From: F. SIGEL, Maj.-Gen.
March 23, 1864.

Summary:
Union General Franz Sigel forwards U. S. Army Adjutant General Lorenzo Thomas intelligence gathered on March, 1864, Confederate actions in the Shenandoah Valley. Sigel's sources report that Confederate troops were collecting forage near Staunton in preparation for a raid into West Virginia. Troops in the Staunton area moved west for the same purpose.


Brig. Gen. L. THOMAS,
Adjt. Gen. of the Army, War Dept., Washington, D. C.:

Cumberland, Md.

March 23, 1864.

SIR:

Col. Wilkinson, commanding at Clarksburg and Bulltown, reports as follows:

John L. Keyvey, a deserter from Lanahan's battalion, of Fifteenth Virginia (rebel) Cavalry, in which he served as ordnance sergeant, makes the following statements:

"I think that John Righter is now in the northwest part of Harrison County recruiting for the rebel army. He has about 80 men and recruiting. He crosses, as a general thing, the railroad at Long Run Station, then goes by Bulltown salt-works, thence through the glades to Lewisburg. He has orders to remain there until the raid of Early, Jackson, Imboden, Rosser, Fitzhugh Lee, and Jenkins, which is to start as soon as the roads are fit. Their destination is Wheeling. They will make a feint on Beverly, while the main force, which will be 18,000 to 20,000, with five batteries, will march on the Northwestern turnpike. They will be all mounted except Early's division, which consists of three brigades of infantry. They are collecting forage at Staunton; they get it from Botetourt County. I am satisfied that they will attempt the raid as soon as the roads will permit. Early is to command the whole."

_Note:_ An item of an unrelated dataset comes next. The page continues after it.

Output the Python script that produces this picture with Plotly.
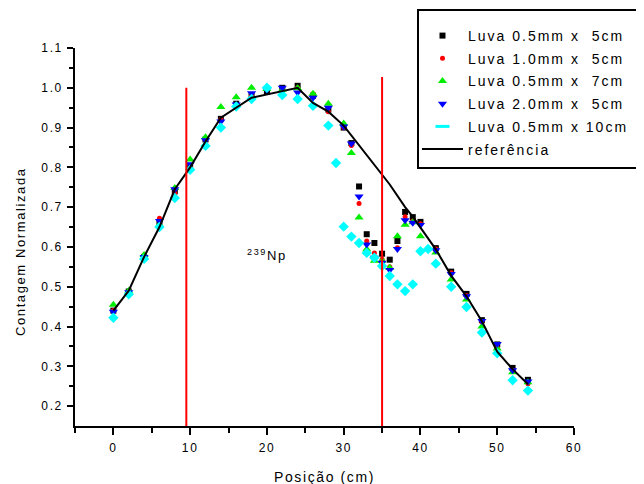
import plotly.graph_objects as go

# ---------------- data ----------------
x_main = [0, 2, 4, 6, 8, 10, 12, 14, 16, 18, 20, 22, 24, 26, 28, 30,
          31, 32, 33, 34, 35, 36, 37, 38, 39, 40, 42, 44, 46, 48, 50, 52, 54]
luva_05_5 = [0.44, 0.488, 0.575, 0.66, 0.74, 0.80, 0.87, 0.922, 0.96, 0.98, 0.99, 1.0, 1.005, 0.98, 0.945, 0.90,
             0.861, 0.752, 0.632, 0.61, 0.583, 0.568, 0.615, 0.688, 0.675, 0.663, 0.597, 0.538, 0.482, 0.416, 0.355, 0.296, 0.266]
luva_10_5 = [0.44, 0.488, 0.578, 0.672, 0.735, 0.80, 0.87, 0.92, 0.955, 0.98, 0.995, 0.998, 1.0, 0.985, 0.94, 0.90,
             0.855, 0.709, 0.615, 0.585, 0.569, 0.55, 0.598, 0.676, 0.665, 0.658, 0.595, 0.535, 0.478, 0.412, 0.348, 0.29, 0.256]
luva_05_7 = [0.455, 0.49, 0.58, 0.656, 0.748, 0.82, 0.876, 0.952, 0.976, 1.0, 0.997, 0.995, 0.999, 0.985, 0.96, 0.91,
             0.836, 0.674, 0.594, 0.565, 0.566, 0.548, 0.627, 0.656, 0.662, 0.627, 0.586, 0.518, 0.468, 0.40, 0.345, 0.285, 0.26]
luva_20_5 = [0.437, 0.486, 0.575, 0.665, 0.745, 0.808, 0.868, 0.915, 0.958, 0.986, 0.995, 1.0, 0.988, 0.975, 0.95, 0.903,
             0.86, 0.727, 0.606, 0.573, 0.56, 0.542, 0.595, 0.667, 0.661, 0.655, 0.592, 0.532, 0.476, 0.414, 0.356, 0.29, 0.262]

x_cyan = [0, 2, 4, 6, 8, 10, 12, 14, 16, 18, 20, 22, 24, 26, 28, 29, 30, 31, 32, 33, 34, 35,
          36, 37, 38, 39, 40, 41, 42, 44, 46, 48, 50, 52, 54]
luva_05_10 = [0.422, 0.481, 0.57, 0.65, 0.723, 0.794, 0.854, 0.90, 0.953, 0.972, 1.0, 0.982, 0.972, 0.955, 0.905, 0.811,
              0.651, 0.626, 0.61, 0.585, 0.573, 0.552, 0.527, 0.506, 0.489, 0.506, 0.589, 0.595, 0.558, 0.50, 0.449,
              0.385, 0.333, 0.265, 0.239]

x_ref = [0, 2, 4, 6, 8, 10, 12, 14, 18, 24, 26, 28, 30, 36, 38, 39, 42, 44, 46, 48, 50, 52, 54]
referencia = [0.44, 0.49, 0.575, 0.65, 0.745, 0.80, 0.865, 0.925, 0.975, 1.0, 0.962, 0.94, 0.905, 0.757, 0.70,
              0.676, 0.594, 0.528, 0.476, 0.413, 0.337, 0.293, 0.255]

limits_x = [9.5, 35]
limits_top = [1.0, 1.027]

x_ticks = [0, 10, 20, 30, 40, 50, 60]
x_minor = [-5, 5, 15, 25, 35, 45, 55]
y_ticks = [0.2, 0.3, 0.4, 0.5, 0.6, 0.7, 0.8, 0.9, 1.0, 1.1]
y_ticktext = ["0.2", "0.3", "0.4", "0.5", "0.6", "0.7", "0.8", "0.9", "1.0", "1.1"]
y_minor = [0.25, 0.35, 0.45, 0.55, 0.65, 0.75, 0.85, 0.95, 1.05]

FONT = "Arial, Liberation Sans, sans-serif"
NB = "\u00a0"

# plot area in figure pixels (page has an 8px body margin)
L, R, T, B = 67, 566, 40, 418
PW, PH = R - L, B - T


def px_x(p):
    return (p - L) / PW


def px_y(p):
    return (B - p) / PH


fig = go.Figure()

series = [
    (f"Luva 0.5mm x{NB}{NB}5cm", x_main, luva_05_5, "square", "black", 6),
    (f"Luva 1.0mm x{NB}{NB}5cm", x_main, luva_10_5, "circle", "red", 5),
    (f"Luva 0.5mm x{NB}{NB}7cm", x_main, luva_05_7, "triangle-up", "#00ee00", 8),
    (f"Luva 2.0mm x{NB}{NB}5cm", x_main, luva_20_5, "triangle-down", "blue", 8),
]
for i, (name, xs, ys, sym, col, sz) in enumerate(series):
    fig.add_trace(go.Scatter(x=xs, y=ys, mode="markers", name=name, legendgroup=f"g{i}",
                             marker=dict(symbol=sym, color=col, size=sz, line=dict(width=0))))

fig.add_trace(go.Scatter(x=x_cyan, y=luva_05_10, mode="markers", name="Luva 0.5mm x 10cm",
                         showlegend=False,
                         marker=dict(symbol="diamond", color="cyan", size=8, line=dict(width=0))))
fig.add_trace(go.Scatter(x=[None], y=[None], mode="markers", name="Luva 0.5mm x 10cm", legendgroup="g4",
                         marker=dict(symbol="line-ew", color="cyan", size=10, line=dict(width=3, color="cyan"))))

fig.add_trace(go.Scatter(x=x_ref, y=referencia, mode="lines", name="referência", legendgroup="g5",
                         line=dict(color="black", width=2)))

for xv, yt in zip(limits_x, limits_top):
    fig.add_shape(type="line", xref="x", yref="y", x0=xv, x1=xv, y0=0.15, y1=yt,
                  line=dict(color="red", width=2))

# legend box
fig.add_shape(type="rect", xref="paper", yref="paper",
              x0=px_x(410), x1=px_x(700), y0=px_y(160), y1=px_y(2),
              line=dict(color="black", width=2), fillcolor="rgba(0,0,0,0)", layer="above")

fig.add_annotation(x=17.6, y=0.581, xref="x", yref="y", text="<sup>239</sup>Np", showarrow=False,
                   xanchor="left", yanchor="middle", font=dict(family=FONT, size=13, color="black"))

# y axis title
fig.add_annotation(x=px_x(12), y=px_y(244), xref="paper", yref="paper", text="Contagem Normalizada",
                   textangle=-90, showarrow=False, xanchor="center", yanchor="middle",
                   font=dict(family=FONT, size=13, color="black"))

fig.update_layout(
    width=644, height=484,
    margin=dict(l=L, r=644 - R, t=T, b=484 - B, autoexpand=False),
    plot_bgcolor="white", paper_bgcolor="white",
    font=dict(family=FONT, color="black"),
    showlegend=True,
    legend=dict(x=px_x(409), y=px_y(12), xanchor="left", yanchor="top",
                bgcolor="rgba(0,0,0,0)", borderwidth=0, tracegroupgap=1.5,
                font=dict(family=FONT, size=14, color="black"), itemwidth=41),
    xaxis=dict(range=[-5, 60], tickmode="array", tickvals=x_ticks,
               showline=True, linecolor="black", linewidth=1.5, ticks="outside", ticklen=7,
               tickwidth=1.5, tickcolor="black", showgrid=False, zeroline=False,
               tickfont=dict(family=FONT, size=12), ticklabelstandoff=3,
               minor=dict(tickmode="array", tickvals=x_minor, ticks="outside",
                          ticklen=5, tickwidth=1.5, tickcolor="black", showgrid=False),
               title=dict(text="Posição (cm)", font=dict(family=FONT, size=14), standoff=18)),
    yaxis=dict(range=[0.15, 1.1], tickmode="array", tickvals=y_ticks, ticktext=y_ticktext,
               showline=True, linecolor="black", linewidth=1.5, ticks="outside", ticklen=6,
               tickwidth=1.5, tickcolor="black", showgrid=False, zeroline=False,
               tickfont=dict(family=FONT, size=12), ticklabelstandoff=2,
               minor=dict(tickmode="array", tickvals=y_minor,
                          ticks="outside", ticklen=4, tickwidth=1.5, tickcolor="black", showgrid=False)),
)

post = ("var s=document.createElement('style');"
        "s.innerHTML='.main-svg text{letter-spacing:1.6px} .main-svg text.legendtext{letter-spacing:2px}';"
        "document.head.appendChild(s);"
        "var gd=document.getElementById('{plot_id}');"
        "gd.querySelectorAll('.legend .scrollbox, .legend').forEach(function(e){e.removeAttribute('clip-path');});")
fig.write_html("out.html", post_script=post)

Col. Moor, commanding at Beverly, reports:

My scouts returned, and report that Gen.'s Echols, Jenkins, Jackson, and Rosser will move on Beverly by the 1st of next month. Letters, deserters, and refugees corroborate the above statement.

Gen. Averell, commanding cavalry at Martinsburg, reports 22d:

Two deserters just in report that McNeill, with 500 men, started from near Staunton for the South Branch Valley about three days ago. No force in the Shenandoah Valley except Imboden and three Georgia regiments. Pickets at Woodstock.

No information of special importance from the Kanawha Valley.

I am, sir, very respectfully, your obedient servant,

F. SIGEL,
Maj.-Gen.


Bibliographic Information : Letter Reproduced from The War of The Rebellion: Official Records of the Union and Confederate Armies, Series 1, Volume 33, Serial No. 60, Pages 719, Broadfoot Publishing Company, Wilmington, NC, 1997.